A large federal financial agency needed to modernize paper-heavy operations without disrupting a 60-year-old master database. I built an AI-assisted translation layer over PEGA's agile delivery methodology, converting raw stakeholder transcripts and legacy processing rules directly into structured user stories, UAT scripts, and PEGA Blueprint architectures. 150+ stories shipped. 40% documentation acceleration. Zero legacy database disruptions.
The agency processes trillions of dollars annually but was running on fragmented, paper-heavy workflows tied to a 60-year-old IT architecture. Leadership had a mandate to modernize, but a traditional system replacement carried catastrophic risk. Disrupting the legacy database was not an option.
The solution was PEGA's "Digital Agility Layer" · a low-code approach that wraps modern digital workflows around the existing architecture without touching the core database. But modernization projects fail at the requirements phase, not the build phase. Converting complex federal processing rules from Direct Capture of Objectives (DCO) sessions into actionable PEGA architectures manually was a bottleneck that was grinding development sprints to a halt.
The requirements translation phase was fully manual. A human analyst had to read raw DCO session transcripts, extract processing logic, write SAFe-compliant user stories, and map them to PEGA architectures · one by one. Errors at this stage contaminated downstream development. SLA rules that were wrong meant non-compliant case routing. That could not happen in a federal financial context.
I was brought in as the bridge between federal stakeholders and the PEGA delivery team. My job was to fix the translation layer.
The first prompt versions produced generic agile output. They missed PEGA-specific persona mappings entirely and failed to capture the SLA escalation rules embedded in federal processing language. The AI was treating it like a standard product backlog exercise. It wasn't.
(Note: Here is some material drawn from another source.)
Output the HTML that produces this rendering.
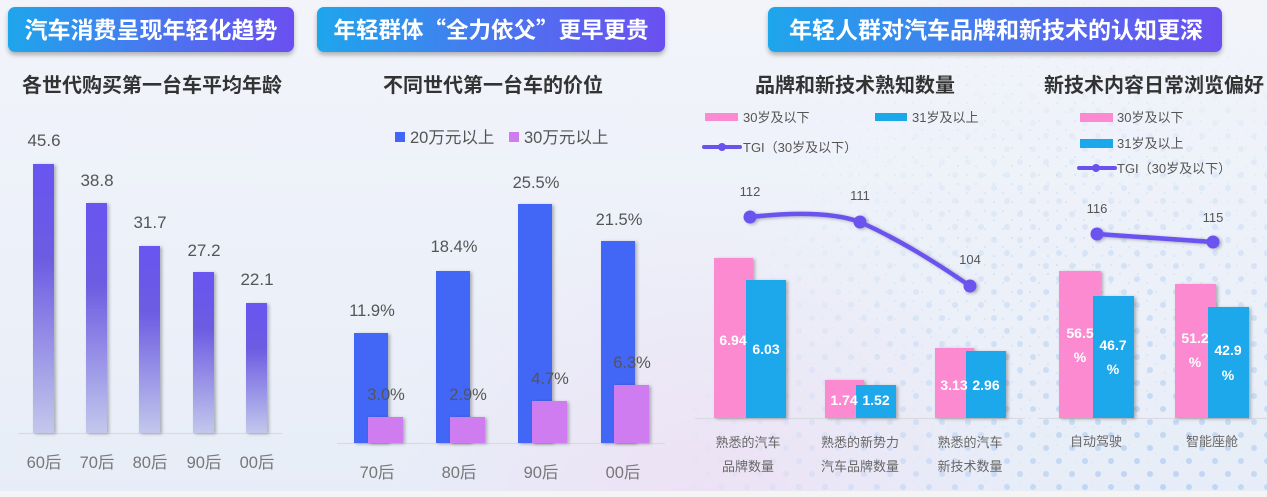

The jump from V1 to V4 required three key additions: a federal architect role context, strict negative constraints on SLA generation (extract only, never invent), and a forced UAT traceability requirement linking every test script back to its parent user story ID. Without those three constraints, the output was unusable in a compliance environment.
Operating in a FedRAMP-compliant environment meant one thing: invented outputs have legal consequences. I built three hard constraints into every production prompt.
1. SLA Extraction Lock: AI is strictly prohibited from generating or estimating Service Level Agreement timelines. All routing logic must be deterministically extracted from the federal source text · no inference, no estimation.
2. UAT Traceability: Every generated UAT script must cross-reference its parent user story ID. No orphaned test scripts. Audit-ready output by default.
3. SME Judgment Gate: All case lifecycles, personas, and data interfaces go through human review before entering PEGA Agile Studio. I was the human-in-the-loop on every output.
The SLA lock was the most important rule. In federal case management, a fabricated SLA timeline does not just create a bad user story · it creates a non-compliant workflow that reaches production. That is a different category of problem.
| Evaluation Criterion | V1 Output | V4 Production Output | Status |
|---|---|---|---|
| PEGA Microjourney Alignment (SME Review) | 20% | 100% | PASS |
| SLA Rule Fidelity (Source-to-Output Match) | 45% · active hallucinations | 100% strict extraction | PASS |
| UAT Script Traceability (ID Cross-Reference) | 0% | 100% | PASS |
| Documentation & Backlog Acceleration | Baseline | 40% faster time-to-groom | PASS |
V1's SLA hallucination failure was the clearest example of why the guardrails existed. The AI generated SLA timelines that were not present in the source text · plausible-sounding but non-compliant. Adding the strict extraction constraint and running a source-to-output match against the federal processing rules eliminated the problem entirely. The AI handles translation volume. I handle accuracy against compliance standards.
The translation layer I built was scoped to one modernization workstream. Applied across all Microjourney tracks in a full PEGA enterprise deployment, the same AI-assisted methodology would compress the entire Discover and Prepare phase · the most time-intensive part of any low-code modernization · by a comparable margin without additional headcount.